お茶湯

 僕は3世代同居で育ったから祖母や母がやっているのをよく見ていた。妻も母親が毎朝欠かさなかったのを見ていたらしい。どの家でも行われていた風習だと思う。まだまだ半世紀前には先祖を敬っていたのだ。
 母とモコを連続で亡くしたから、妻は毎朝お茶湯をしている。キリスト教だから立派な仏壇もなく、手作りの祭壇だが、それなりにコンパクトに思い出のものを飾っている。そこに毎朝お茶を運ぶのだが、まるでモコが生きているように話しかけながらお供えしている。妻の家はよくお茶を飲む家だったらしいが、我が家はあまりお茶を飲まなかった。母が忙しかったせいかどうか分からないが水が多かった。もっとも牛乳が多くて、それぞれの親の想いがあるのだろう。

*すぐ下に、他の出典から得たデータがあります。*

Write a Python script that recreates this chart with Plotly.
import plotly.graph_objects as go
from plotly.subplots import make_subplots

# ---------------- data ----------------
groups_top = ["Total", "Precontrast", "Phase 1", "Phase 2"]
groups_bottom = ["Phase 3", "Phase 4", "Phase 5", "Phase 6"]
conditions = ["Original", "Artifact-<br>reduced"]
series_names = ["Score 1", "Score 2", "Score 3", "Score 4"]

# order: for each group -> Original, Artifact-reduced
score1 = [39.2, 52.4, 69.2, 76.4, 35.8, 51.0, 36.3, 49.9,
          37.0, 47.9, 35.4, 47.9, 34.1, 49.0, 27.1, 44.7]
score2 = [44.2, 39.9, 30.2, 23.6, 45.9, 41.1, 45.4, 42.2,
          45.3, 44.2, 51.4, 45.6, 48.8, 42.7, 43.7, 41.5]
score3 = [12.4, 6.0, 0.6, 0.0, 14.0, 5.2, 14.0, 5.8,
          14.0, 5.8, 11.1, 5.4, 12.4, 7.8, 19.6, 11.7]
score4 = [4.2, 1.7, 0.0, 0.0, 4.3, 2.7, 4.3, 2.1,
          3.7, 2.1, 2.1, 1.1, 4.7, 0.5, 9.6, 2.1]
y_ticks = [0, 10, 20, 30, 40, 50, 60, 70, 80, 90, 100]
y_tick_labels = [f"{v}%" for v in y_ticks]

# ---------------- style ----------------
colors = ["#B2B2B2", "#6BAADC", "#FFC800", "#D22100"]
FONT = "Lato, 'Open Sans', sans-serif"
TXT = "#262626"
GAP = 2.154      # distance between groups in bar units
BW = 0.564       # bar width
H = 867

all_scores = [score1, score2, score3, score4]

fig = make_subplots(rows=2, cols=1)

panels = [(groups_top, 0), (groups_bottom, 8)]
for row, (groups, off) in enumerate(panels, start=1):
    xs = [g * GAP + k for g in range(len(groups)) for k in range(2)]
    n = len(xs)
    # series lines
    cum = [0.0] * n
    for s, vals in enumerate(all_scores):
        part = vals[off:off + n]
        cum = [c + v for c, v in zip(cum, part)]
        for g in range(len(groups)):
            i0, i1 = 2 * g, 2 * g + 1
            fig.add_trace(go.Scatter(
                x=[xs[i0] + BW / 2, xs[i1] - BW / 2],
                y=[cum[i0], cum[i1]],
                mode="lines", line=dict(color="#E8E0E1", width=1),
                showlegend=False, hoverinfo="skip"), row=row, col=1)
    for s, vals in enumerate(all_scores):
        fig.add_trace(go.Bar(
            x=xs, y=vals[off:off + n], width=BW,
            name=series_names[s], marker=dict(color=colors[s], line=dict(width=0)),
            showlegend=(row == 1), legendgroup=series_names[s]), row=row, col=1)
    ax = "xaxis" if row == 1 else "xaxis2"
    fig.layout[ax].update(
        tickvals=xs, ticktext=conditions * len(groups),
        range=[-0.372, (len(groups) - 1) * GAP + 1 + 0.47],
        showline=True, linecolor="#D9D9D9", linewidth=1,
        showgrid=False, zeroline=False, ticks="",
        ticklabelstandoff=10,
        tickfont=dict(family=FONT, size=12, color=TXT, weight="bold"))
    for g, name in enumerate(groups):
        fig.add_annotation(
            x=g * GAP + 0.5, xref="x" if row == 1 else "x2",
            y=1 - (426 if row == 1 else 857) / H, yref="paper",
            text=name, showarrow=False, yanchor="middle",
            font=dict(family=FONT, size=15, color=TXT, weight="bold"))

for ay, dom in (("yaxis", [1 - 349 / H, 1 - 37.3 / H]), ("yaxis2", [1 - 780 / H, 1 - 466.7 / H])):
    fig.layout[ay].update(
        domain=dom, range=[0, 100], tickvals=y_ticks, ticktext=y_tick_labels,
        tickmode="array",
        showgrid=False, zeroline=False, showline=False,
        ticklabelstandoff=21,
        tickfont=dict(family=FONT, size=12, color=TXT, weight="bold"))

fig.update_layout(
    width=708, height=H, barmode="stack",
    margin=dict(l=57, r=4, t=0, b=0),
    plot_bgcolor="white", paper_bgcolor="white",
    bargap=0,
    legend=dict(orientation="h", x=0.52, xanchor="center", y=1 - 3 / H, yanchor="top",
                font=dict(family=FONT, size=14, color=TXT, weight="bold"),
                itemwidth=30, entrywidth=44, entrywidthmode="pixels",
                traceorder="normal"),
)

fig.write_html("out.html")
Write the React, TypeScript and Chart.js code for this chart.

 今朝もお茶等をしてから朝食が用意された。ただ何となく順番が不気味だった。お茶等をした後、そのお茶を注いでくれたのだが、何となく厳かに僕の前においたものだから思わず「僕にお茶湯をしないでよ。僕はまだ生きているんだから!」と言った。まるで母とモコと僕を亡くした様な流れだった。